If you continue working on a part-time or contractual basis. include the income for the time you expect to continue work.

Keep your records handy and update them regularly. Track your account balances and estimate your investment return.

Estimate how much income each investment account you intend to withdraw from will provide.

Think about what you plan to do with your home equity and learn how home equity can be used as a source of retirement income: downsizing, selling, line of credit or reverse mortgage.

5. Erosion of income by inflation

Inflation has been modest in the last 20 years. But even at 2%, it chips away at your purchasing power over time.

You must plan not for a fixed lifetime income, but one that increases each year by the rate of inflation.

If you plan for an annual "pay" increase of , say, 2.5%, you likely won't suffer a reduction in your standard of living down the road.

Remember that your retirement budget will evolve over time: initially you will experience higher living expenses while most active, followed by a period of more sedentary lifestyle, then possibly increasing again late in life as long-term care becomes a necessity.

Determine whether income is inflation-indexed for each source of lifetime income. All Government sources are fully indexed to inflation: CPP, OAS, GIS and provincial supplements for low income seniors. Company defined benefit pensions are usually not indexed, unless you are in public service.
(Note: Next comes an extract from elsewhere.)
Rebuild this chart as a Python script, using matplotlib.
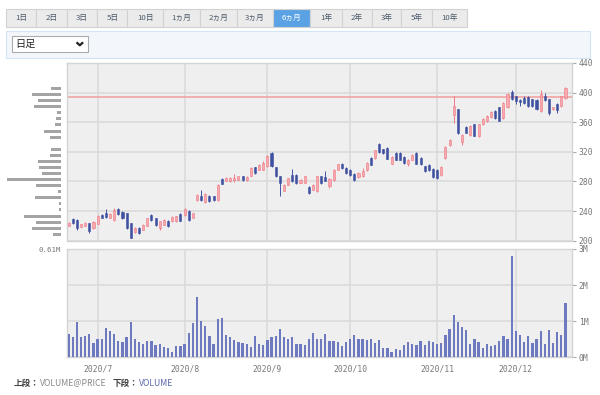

Since you must plan for an increasing stream of income over time, you should start with a lower initial amount that will increase each year.

Understand the impact of inflation over a long period: even at a modest 2.5% annual rate of inflation, your goods and services will be over 60% more expensive after 20 years. Retirees may experience higher inflation than the general population because health care costs have been increasing at a much faster pace than other goods, and this trend is expected to continue indefinitely.

Ensure your investments are ones that keep up with inflation, such as real return bond funds or real return exchange-traded funds, and keeping an exposure to equities, which in theory are a hedge against inflation.